What is Surety?

What is Surety?

When an application for bail is made the court may consider the imposition or a Surety condition.

A surety is actually a person. That is a person who will also sign the bail undertaking as a Guarantor for the defendant’s appearance before a court. Usually, it is a family member or a friend who is willing to make a solemn promise to the court that if the defendant fails to appear before the court, they will be responsible in the amount of the surety. The amount of the surety is a dollar amount, say $50,000, that the surety will have to pay to the court if the defendant fails to appear.

In order to qualify as a surety under s21 of the Bail Act 1980 (View – Queensland Legislation – Queensland Government) the person must be a person who —

(a) has attained the age of 18 years; and

(b) has not been convicted of an indictable offence; and

(c) is not—

(i) an involuntary patient under the Mental Health Act 2016 who is, or is liable to be, detained in an authorised mental health service under that Act; or

(ii) a forensic disability client within the meaning of the Forensic Disability Act 2011 ; or

(iii) a person for whom a guardian or administrator has been appointed under the Guardianship and Administration Act 2000 ; and

(d) is not an insolvent under administration; and

(e) has not been, and is not likely to be, charged; and

(f) is worth not less than the amount of bail in real or personal property.

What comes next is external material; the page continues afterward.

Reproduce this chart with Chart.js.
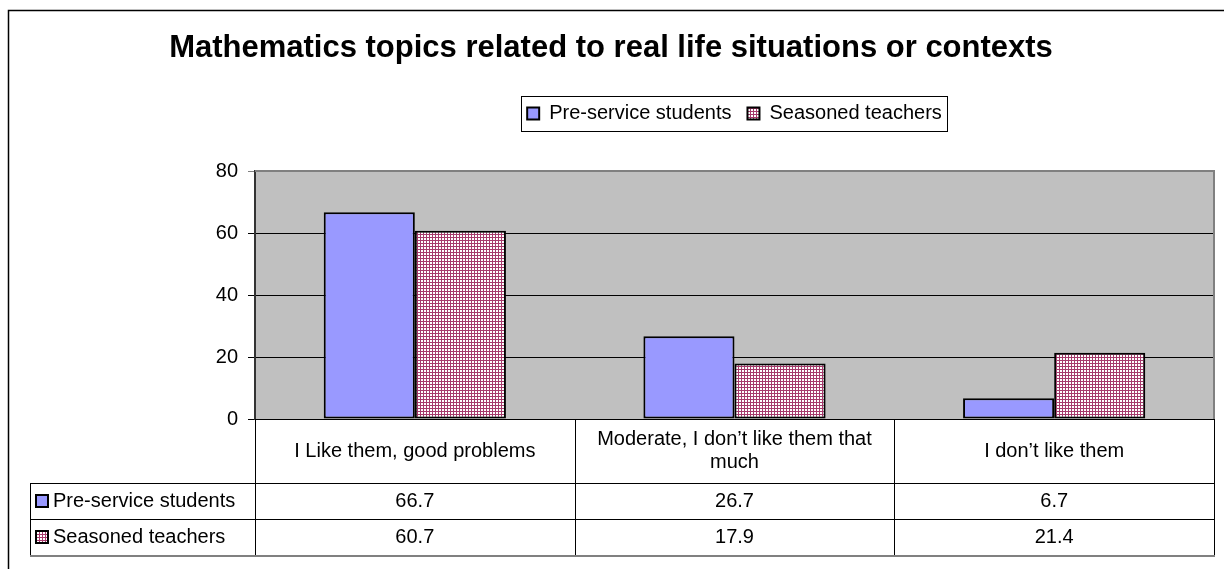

Judge in suit signing a legal document

In deciding whether to accept someone as a surety the court will take into account the person’s financial resources, the person’s character and antecedents, the person’s proximity to the defendant (whether by kinship, place of residence or otherwise), and will not accept a person as a surety if it appears that it would be ruinous or injurious to the person or the person’s family if the undertaking were forfeited.

The usual process is that, if bail is granted, the proposed surety attends the registry of the courthouse to sign what is called the “affidavit of justification” that addresses the above issues. The surety does not have to pay the amount of the surety at the time but must demonstrate that they are worth the amount of the surety in assets. Sometimes this can be done by paying the amount into court. If accepted the surety signed the undertaking and the defendant is released.

Whilst awaiting trial of the defendant, the surety is able to bring an application to the court to be discharged from their obligations, provided the defendant hasn’t already broken their bail conditions or failed to appear in court. If the court discharges the surety the defendant will then be remanded in custody.

If the defendant fails to appear in court and the surety had not already been discharged, then the prosecution can apply to the court for an order that the surety pay to the State the amount of the surety.

Becoming a surety is a serious matter and independent legal advice should be obtained.